• TASK DATA
• • • •
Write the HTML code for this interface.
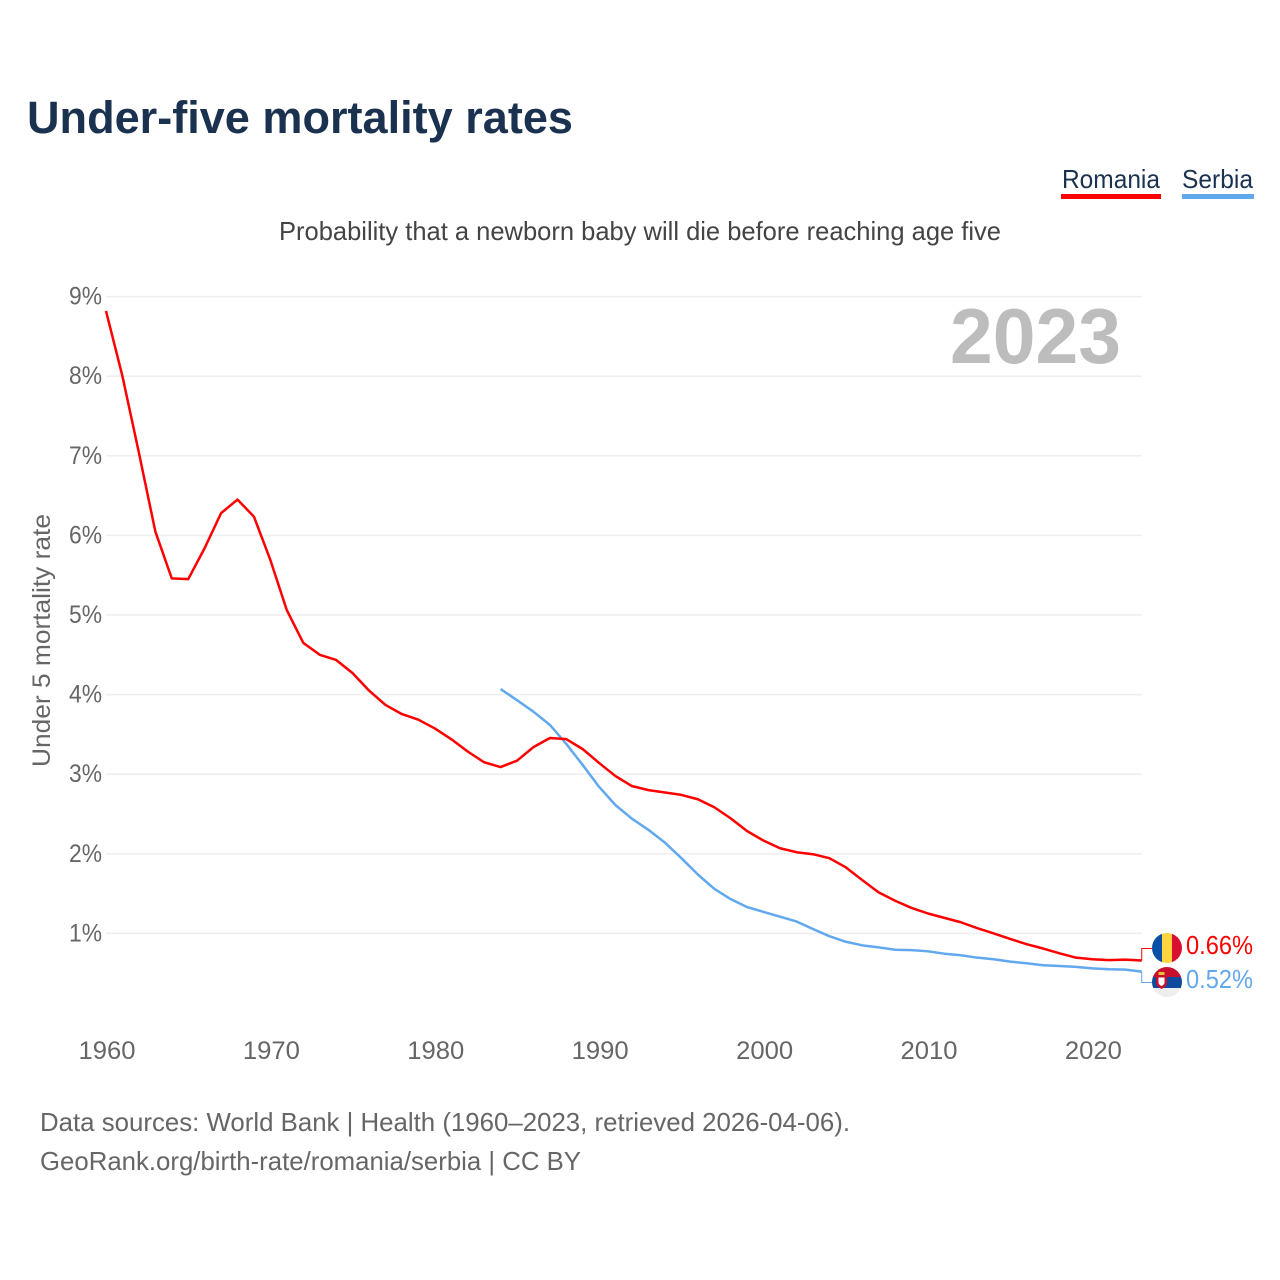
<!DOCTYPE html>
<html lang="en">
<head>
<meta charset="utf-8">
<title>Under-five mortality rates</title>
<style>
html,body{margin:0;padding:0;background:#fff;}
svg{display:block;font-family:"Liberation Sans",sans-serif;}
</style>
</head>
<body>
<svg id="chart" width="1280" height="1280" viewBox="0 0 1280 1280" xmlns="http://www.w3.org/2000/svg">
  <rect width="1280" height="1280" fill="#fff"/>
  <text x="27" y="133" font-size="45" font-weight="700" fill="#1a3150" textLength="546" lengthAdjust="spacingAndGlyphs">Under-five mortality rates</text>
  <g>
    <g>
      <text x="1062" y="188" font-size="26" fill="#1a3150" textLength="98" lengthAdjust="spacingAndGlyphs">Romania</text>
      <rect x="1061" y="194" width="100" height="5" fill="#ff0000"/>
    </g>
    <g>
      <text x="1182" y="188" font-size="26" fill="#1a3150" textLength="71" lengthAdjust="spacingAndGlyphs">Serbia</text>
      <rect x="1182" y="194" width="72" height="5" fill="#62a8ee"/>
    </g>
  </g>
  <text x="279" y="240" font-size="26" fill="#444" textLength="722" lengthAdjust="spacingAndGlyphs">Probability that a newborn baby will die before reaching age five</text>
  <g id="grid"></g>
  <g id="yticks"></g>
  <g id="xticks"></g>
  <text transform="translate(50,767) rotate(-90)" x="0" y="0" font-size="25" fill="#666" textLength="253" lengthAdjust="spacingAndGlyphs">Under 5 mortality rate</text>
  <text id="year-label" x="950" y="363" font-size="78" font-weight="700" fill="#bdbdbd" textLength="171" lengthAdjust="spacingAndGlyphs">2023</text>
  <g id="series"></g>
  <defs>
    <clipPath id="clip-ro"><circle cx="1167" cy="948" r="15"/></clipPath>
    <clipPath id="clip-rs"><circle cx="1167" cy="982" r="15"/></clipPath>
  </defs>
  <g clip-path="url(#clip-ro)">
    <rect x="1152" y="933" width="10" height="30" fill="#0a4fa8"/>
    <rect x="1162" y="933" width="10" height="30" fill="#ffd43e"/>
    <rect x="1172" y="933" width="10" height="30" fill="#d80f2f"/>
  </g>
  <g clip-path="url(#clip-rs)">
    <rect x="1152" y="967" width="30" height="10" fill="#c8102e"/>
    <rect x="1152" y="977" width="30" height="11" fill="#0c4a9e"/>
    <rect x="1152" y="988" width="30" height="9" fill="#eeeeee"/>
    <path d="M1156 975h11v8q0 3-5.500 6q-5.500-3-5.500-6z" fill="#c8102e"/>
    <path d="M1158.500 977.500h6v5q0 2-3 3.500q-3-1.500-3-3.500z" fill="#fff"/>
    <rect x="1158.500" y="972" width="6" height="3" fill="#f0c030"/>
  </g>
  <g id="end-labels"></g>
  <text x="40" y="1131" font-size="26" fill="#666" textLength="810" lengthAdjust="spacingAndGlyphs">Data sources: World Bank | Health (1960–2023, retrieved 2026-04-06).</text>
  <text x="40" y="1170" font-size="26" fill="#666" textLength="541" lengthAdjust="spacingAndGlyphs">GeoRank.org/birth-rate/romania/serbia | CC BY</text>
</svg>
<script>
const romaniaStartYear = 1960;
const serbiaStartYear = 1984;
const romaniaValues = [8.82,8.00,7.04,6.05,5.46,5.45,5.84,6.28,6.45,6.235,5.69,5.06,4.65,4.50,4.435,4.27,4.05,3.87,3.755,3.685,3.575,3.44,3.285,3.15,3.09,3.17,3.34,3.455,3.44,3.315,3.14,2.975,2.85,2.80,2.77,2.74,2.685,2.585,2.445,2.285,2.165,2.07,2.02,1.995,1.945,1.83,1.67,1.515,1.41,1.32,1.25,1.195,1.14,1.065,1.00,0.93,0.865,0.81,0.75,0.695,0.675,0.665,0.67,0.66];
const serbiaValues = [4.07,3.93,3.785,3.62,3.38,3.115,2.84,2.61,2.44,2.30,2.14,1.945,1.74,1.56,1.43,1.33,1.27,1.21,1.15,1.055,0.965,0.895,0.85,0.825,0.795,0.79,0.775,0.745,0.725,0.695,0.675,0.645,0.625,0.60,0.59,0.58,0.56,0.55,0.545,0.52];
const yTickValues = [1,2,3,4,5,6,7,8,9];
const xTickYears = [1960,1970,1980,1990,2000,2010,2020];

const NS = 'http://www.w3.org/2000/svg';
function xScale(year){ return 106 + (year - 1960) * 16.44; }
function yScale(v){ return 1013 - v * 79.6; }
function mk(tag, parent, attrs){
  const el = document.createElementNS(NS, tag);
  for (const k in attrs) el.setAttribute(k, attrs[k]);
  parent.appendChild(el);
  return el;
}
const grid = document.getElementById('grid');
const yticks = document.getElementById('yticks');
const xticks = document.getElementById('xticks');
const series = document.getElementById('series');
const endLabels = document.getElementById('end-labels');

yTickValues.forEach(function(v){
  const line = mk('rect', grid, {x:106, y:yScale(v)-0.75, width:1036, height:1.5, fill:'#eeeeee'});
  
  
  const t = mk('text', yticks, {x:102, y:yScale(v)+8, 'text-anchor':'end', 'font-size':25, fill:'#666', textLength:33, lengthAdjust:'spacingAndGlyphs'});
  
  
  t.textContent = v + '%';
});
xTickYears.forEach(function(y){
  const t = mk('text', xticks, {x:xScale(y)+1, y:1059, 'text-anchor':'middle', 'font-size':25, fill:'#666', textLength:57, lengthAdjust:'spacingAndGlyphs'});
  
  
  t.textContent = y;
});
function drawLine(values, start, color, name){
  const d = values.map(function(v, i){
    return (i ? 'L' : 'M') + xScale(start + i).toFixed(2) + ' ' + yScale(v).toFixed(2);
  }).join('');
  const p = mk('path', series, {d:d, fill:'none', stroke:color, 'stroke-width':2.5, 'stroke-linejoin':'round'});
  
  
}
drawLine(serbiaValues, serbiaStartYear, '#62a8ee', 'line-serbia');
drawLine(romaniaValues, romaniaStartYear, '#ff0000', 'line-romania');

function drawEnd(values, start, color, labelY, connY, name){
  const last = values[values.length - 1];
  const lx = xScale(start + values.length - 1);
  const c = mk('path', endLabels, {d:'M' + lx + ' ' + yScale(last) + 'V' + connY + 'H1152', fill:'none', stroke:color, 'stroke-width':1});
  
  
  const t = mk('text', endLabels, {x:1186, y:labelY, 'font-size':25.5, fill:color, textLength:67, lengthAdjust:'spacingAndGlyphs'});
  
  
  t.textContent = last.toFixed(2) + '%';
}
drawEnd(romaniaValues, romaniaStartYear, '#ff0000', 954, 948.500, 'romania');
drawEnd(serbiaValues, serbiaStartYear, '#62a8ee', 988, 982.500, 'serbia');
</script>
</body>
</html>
• • • •
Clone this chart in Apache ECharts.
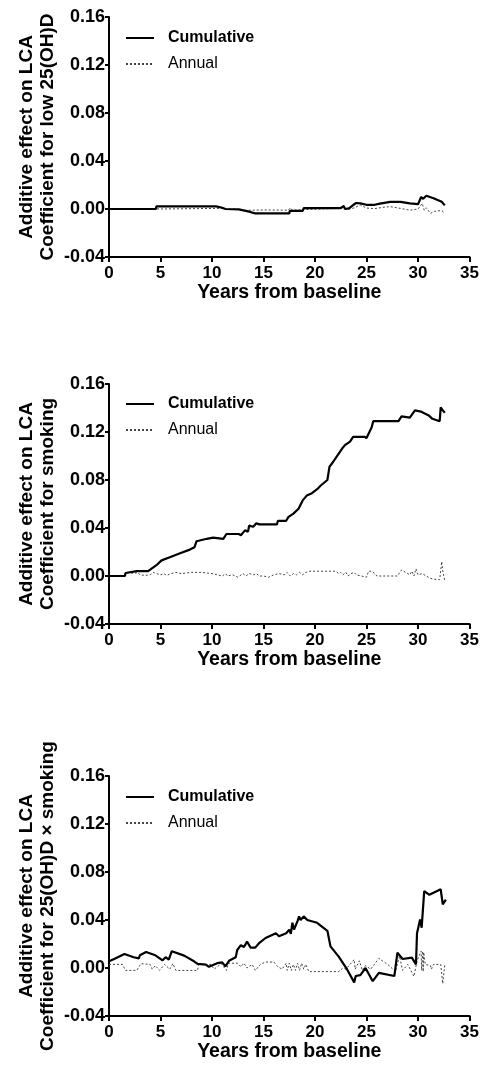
• • • •
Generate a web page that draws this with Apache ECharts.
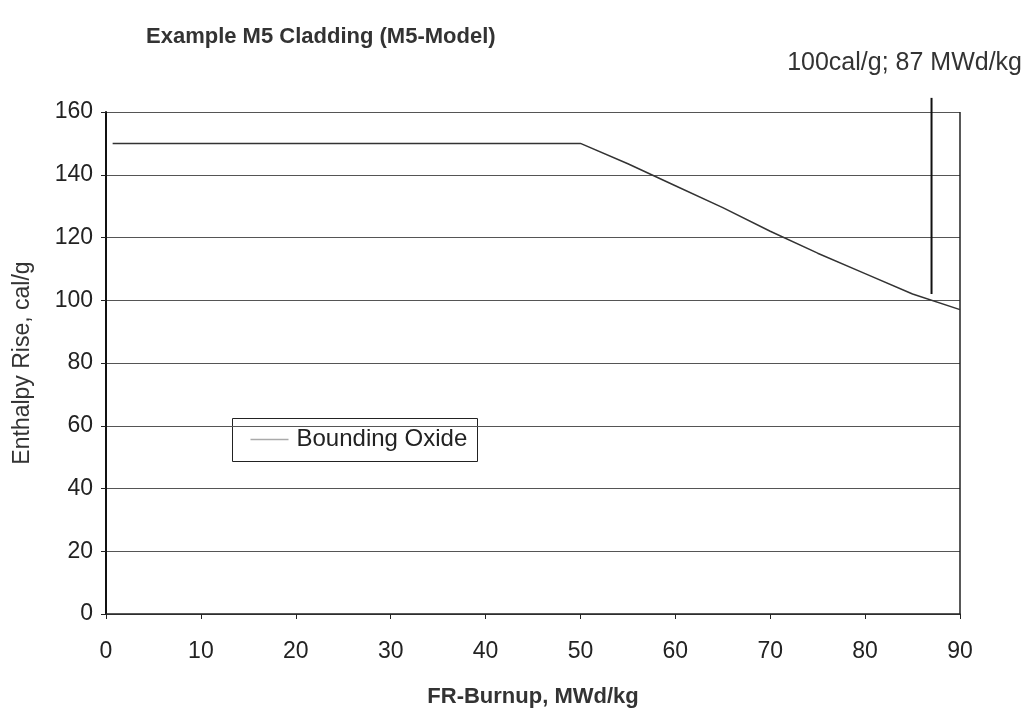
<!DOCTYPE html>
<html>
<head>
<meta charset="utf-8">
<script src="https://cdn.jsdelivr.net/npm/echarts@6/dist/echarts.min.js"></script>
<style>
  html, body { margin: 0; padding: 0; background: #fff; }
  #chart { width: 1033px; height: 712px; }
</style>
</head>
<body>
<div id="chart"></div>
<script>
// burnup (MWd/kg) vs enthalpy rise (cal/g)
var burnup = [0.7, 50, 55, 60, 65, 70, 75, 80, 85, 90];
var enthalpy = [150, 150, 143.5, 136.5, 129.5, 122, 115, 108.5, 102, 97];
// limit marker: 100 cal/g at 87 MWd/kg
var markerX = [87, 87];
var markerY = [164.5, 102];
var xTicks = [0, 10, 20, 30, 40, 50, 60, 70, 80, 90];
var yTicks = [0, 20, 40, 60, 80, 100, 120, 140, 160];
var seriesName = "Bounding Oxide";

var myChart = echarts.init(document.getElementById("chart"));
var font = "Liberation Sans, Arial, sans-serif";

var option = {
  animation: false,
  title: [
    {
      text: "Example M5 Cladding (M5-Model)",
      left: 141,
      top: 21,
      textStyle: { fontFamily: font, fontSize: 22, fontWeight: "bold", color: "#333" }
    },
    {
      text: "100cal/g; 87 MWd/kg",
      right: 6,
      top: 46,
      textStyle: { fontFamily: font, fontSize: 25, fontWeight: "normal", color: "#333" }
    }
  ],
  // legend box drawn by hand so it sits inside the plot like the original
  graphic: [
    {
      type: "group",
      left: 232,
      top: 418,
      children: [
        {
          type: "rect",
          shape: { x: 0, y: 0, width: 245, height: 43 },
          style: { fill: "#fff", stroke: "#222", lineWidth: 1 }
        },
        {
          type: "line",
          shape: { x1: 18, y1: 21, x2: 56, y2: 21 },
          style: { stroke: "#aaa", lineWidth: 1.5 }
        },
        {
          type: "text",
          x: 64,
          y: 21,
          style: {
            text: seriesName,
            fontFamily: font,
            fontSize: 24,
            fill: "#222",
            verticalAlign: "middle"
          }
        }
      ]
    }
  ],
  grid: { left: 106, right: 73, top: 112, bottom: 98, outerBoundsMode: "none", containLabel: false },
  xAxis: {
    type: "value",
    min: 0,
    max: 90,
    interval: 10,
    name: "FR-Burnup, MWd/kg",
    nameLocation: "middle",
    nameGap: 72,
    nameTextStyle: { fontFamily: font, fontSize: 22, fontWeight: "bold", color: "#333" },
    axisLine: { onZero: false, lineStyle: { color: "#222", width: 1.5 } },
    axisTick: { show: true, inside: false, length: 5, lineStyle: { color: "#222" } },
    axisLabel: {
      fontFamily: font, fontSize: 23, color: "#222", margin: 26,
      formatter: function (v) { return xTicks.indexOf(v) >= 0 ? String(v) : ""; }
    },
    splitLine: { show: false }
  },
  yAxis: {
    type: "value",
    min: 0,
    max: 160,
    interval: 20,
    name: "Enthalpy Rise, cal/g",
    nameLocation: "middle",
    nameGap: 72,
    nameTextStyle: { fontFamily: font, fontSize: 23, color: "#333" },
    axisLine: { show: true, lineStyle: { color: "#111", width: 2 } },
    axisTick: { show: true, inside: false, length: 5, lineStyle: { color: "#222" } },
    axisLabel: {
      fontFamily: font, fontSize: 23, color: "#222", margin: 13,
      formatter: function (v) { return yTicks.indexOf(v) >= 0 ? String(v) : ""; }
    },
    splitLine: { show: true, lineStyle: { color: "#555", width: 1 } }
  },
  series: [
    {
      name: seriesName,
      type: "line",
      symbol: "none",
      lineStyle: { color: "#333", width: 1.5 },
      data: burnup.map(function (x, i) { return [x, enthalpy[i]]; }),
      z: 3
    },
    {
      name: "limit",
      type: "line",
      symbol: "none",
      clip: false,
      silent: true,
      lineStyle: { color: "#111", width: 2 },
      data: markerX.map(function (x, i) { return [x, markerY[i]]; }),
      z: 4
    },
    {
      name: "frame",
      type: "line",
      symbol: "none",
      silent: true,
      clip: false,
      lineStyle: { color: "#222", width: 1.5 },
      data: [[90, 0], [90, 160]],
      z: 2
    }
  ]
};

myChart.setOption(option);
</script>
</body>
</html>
• • • •
• AIM OF THE EXERCISE
Answer with one number: how many lines in the listing hold "Apache".

• THE OUTPUT
2